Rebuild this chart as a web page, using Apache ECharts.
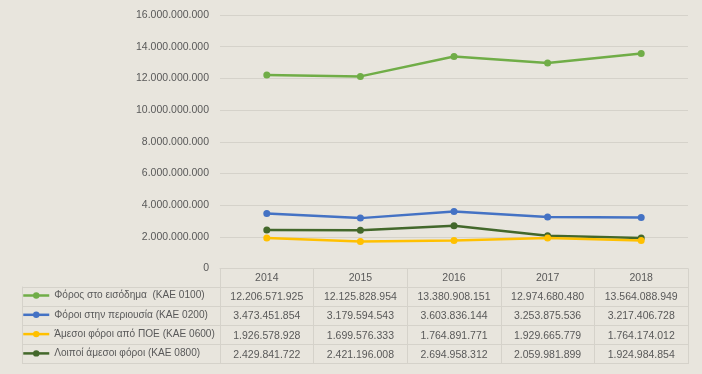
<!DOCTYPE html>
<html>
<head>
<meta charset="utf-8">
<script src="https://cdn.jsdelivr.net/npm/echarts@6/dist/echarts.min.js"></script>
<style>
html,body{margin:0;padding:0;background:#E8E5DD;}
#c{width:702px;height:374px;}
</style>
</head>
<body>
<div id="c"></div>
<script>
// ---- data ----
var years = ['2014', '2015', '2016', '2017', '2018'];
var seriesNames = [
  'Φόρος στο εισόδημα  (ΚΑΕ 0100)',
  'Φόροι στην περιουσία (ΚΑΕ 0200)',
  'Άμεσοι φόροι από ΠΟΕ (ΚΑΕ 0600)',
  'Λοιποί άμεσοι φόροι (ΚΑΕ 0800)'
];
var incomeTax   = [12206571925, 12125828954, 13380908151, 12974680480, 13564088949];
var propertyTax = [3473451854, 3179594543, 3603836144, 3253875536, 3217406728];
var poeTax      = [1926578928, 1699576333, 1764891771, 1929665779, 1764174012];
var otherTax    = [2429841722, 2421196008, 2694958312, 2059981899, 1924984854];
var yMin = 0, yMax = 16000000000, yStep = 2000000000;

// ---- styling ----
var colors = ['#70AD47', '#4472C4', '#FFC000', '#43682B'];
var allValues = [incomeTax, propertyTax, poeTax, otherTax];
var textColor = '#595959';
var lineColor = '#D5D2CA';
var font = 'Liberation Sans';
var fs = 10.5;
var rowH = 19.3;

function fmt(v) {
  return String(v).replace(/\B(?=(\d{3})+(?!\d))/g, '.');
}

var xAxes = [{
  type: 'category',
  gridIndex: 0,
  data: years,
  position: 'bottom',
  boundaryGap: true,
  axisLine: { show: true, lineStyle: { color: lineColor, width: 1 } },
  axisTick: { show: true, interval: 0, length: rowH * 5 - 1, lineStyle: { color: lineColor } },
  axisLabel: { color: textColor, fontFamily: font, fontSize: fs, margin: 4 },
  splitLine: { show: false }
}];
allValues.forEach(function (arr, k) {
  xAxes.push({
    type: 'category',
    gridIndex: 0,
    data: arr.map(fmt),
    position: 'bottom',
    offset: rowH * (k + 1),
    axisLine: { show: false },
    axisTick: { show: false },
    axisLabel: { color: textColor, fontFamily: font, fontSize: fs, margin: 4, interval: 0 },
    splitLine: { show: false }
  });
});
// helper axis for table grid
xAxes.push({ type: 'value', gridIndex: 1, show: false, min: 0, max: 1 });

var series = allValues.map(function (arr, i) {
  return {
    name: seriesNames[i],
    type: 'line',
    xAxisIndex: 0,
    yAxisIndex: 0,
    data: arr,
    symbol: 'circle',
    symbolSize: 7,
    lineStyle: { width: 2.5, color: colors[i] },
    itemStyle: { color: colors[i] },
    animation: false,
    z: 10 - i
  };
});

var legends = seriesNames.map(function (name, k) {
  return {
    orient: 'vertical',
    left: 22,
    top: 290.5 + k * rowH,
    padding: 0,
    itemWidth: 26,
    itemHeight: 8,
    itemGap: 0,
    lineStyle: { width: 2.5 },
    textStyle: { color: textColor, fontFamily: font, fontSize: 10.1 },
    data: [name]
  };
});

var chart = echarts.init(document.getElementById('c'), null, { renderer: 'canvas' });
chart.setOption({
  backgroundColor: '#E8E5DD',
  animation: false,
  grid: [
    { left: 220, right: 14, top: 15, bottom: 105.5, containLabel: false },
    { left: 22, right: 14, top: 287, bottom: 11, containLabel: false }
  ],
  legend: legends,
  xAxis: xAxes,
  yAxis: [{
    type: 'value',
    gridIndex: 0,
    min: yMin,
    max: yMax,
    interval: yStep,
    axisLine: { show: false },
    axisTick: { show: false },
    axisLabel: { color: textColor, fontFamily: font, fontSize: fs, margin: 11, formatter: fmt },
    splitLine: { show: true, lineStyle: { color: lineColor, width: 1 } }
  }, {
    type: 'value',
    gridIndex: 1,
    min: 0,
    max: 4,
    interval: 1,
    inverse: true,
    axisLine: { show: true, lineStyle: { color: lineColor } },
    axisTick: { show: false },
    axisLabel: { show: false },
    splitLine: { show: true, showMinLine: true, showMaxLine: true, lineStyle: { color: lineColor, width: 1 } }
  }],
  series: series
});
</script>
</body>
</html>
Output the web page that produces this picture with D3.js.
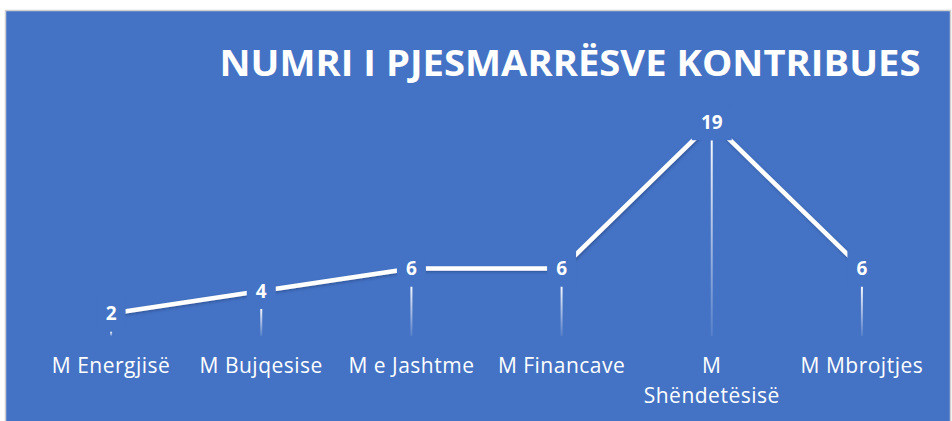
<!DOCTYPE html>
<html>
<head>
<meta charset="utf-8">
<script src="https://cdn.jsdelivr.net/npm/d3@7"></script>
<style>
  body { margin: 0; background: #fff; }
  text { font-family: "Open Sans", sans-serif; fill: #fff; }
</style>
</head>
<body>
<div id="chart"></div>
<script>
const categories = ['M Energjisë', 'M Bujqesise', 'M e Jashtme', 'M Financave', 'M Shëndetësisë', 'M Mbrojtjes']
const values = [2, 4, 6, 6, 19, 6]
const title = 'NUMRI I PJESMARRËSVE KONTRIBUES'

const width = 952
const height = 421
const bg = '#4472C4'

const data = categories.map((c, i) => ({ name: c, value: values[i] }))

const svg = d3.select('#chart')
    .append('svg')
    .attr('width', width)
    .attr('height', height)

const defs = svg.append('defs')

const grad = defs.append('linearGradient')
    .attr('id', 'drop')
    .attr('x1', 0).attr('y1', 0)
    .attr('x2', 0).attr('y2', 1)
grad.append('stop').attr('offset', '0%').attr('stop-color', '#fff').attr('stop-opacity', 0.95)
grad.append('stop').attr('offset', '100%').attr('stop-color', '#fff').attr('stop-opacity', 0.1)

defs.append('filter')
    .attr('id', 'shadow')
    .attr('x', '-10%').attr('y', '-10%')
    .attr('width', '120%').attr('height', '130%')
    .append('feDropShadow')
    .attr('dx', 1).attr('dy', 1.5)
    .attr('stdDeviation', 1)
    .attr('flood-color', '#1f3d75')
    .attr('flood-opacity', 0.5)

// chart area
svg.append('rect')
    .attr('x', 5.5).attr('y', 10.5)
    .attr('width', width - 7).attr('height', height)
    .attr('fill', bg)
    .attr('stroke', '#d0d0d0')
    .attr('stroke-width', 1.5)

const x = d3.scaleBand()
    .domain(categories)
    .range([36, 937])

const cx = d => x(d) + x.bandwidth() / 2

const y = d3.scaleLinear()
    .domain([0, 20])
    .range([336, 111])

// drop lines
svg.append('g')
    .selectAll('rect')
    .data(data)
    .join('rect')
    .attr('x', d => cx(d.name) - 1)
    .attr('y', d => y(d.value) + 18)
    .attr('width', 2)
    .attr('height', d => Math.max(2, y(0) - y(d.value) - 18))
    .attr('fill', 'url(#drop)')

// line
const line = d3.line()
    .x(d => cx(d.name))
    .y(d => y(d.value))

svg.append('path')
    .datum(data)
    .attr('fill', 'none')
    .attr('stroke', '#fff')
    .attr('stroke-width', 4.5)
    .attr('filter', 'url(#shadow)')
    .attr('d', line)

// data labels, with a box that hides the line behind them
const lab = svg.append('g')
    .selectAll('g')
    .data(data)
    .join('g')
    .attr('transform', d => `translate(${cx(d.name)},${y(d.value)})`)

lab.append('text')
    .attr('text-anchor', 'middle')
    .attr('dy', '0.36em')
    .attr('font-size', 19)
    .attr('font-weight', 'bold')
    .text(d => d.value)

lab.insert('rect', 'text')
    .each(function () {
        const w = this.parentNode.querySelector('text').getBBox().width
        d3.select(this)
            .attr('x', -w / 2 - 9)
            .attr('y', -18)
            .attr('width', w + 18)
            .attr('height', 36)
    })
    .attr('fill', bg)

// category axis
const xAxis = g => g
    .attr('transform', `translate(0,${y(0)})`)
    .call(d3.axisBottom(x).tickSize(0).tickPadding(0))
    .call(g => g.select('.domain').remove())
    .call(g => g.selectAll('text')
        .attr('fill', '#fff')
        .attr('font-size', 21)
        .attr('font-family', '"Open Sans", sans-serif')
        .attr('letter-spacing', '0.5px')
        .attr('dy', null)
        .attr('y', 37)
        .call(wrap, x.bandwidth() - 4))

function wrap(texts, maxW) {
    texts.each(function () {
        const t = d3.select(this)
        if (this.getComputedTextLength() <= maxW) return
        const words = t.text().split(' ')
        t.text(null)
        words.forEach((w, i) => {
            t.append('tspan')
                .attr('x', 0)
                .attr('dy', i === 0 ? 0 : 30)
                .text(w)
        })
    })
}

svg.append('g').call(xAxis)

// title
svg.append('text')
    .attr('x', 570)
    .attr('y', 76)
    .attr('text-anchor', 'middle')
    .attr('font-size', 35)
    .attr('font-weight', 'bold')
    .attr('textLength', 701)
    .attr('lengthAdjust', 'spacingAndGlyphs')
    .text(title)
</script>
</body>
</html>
#####
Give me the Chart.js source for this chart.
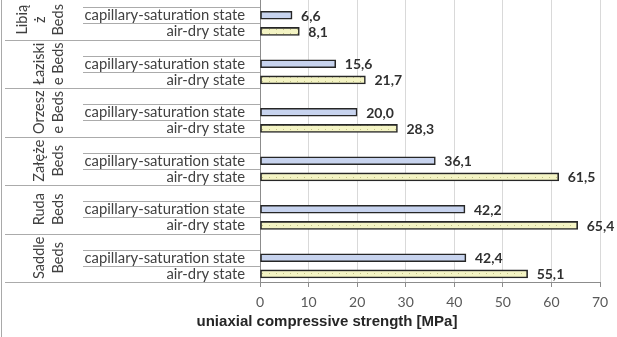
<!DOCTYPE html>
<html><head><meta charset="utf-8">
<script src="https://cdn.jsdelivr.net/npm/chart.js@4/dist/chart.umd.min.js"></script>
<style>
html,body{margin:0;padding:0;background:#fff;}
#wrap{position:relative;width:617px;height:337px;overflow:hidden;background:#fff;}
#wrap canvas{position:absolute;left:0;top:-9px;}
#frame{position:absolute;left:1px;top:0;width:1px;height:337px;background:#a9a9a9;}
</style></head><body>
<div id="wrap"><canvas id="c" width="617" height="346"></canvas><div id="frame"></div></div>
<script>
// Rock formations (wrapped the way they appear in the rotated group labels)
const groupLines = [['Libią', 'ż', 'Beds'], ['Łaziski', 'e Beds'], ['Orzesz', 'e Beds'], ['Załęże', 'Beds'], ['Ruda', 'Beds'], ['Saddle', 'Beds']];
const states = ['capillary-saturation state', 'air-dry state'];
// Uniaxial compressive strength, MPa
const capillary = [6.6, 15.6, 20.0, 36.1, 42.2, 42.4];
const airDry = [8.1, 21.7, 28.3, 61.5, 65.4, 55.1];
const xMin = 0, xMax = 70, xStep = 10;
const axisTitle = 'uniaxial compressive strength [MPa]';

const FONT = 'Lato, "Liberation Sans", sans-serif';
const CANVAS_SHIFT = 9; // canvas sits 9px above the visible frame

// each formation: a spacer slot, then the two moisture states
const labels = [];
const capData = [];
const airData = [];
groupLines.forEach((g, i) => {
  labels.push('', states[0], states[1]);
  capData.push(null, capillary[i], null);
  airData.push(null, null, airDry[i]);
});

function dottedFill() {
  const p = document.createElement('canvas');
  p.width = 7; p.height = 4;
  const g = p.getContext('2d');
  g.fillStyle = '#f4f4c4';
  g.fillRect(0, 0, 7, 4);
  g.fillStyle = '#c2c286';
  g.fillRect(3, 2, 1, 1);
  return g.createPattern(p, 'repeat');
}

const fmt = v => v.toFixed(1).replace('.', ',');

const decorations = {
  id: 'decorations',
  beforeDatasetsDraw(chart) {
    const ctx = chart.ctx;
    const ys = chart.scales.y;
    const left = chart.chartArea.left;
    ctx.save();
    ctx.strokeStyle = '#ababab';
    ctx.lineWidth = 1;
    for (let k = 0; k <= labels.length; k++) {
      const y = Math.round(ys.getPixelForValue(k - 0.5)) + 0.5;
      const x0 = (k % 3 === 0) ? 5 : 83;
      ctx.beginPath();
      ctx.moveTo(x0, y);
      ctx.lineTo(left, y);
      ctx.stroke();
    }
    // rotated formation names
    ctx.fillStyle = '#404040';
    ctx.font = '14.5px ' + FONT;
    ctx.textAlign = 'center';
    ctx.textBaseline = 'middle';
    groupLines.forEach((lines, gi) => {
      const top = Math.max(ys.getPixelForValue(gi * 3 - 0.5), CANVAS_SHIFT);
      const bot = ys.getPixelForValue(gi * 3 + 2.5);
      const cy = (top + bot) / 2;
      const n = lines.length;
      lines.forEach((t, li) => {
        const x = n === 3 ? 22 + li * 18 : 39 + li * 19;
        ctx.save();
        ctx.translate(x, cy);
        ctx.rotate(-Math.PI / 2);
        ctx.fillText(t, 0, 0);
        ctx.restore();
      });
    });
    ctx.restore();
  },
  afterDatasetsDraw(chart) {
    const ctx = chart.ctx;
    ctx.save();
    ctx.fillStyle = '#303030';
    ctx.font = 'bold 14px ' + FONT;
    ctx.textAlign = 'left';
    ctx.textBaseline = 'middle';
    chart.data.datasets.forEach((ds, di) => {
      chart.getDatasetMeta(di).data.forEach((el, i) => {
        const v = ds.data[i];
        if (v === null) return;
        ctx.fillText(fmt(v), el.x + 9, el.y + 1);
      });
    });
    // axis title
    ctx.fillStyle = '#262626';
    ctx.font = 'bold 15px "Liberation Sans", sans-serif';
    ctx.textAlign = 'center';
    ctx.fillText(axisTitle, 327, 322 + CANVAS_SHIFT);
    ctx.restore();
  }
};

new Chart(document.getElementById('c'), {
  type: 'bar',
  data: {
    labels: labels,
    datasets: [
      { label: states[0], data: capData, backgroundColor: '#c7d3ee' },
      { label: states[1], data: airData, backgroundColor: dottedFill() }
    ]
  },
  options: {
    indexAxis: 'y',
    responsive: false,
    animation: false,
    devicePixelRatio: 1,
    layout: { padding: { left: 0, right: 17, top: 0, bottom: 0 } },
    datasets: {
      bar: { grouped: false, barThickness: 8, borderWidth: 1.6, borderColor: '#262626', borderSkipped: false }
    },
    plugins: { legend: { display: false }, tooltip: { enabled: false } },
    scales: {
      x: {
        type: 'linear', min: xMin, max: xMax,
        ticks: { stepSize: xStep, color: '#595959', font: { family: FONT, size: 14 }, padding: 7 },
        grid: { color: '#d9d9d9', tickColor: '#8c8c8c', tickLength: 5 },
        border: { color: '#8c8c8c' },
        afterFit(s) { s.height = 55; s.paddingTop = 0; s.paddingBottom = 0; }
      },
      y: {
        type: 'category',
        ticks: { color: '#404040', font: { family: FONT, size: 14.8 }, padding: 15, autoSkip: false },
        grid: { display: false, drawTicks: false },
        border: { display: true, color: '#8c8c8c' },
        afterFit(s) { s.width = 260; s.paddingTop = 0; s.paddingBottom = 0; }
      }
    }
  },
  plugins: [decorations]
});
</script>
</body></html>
#####
Look above and copy only the lines from the one holding "Output the web" to the one holding "const defs = svg.append('defs')", both included, exactly, minus the pictures.

> Final result:
Output the web page that produces this picture with D3.js.
<!DOCTYPE html>
<html>
<head>
<meta charset="utf-8">
<script src="https://cdn.jsdelivr.net/npm/d3@7"></script>
<style>
  body { margin: 0; background: #fff; }
  text { font-family: "Open Sans", sans-serif; fill: #fff; }
</style>
</head>
<body>
<div id="chart"></div>
<script>
const categories = ['M Energjisë', 'M Bujqesise', 'M e Jashtme', 'M Financave', 'M Shëndetësisë', 'M Mbrojtjes']
const values = [2, 4, 6, 6, 19, 6]
const title = 'NUMRI I PJESMARRËSVE KONTRIBUES'

const width = 952
const height = 421
const bg = '#4472C4'

const data = categories.map((c, i) => ({ name: c, value: values[i] }))

const svg = d3.select('#chart')
    .append('svg')
    .attr('width', width)
    .attr('height', height)

const defs = svg.append('defs')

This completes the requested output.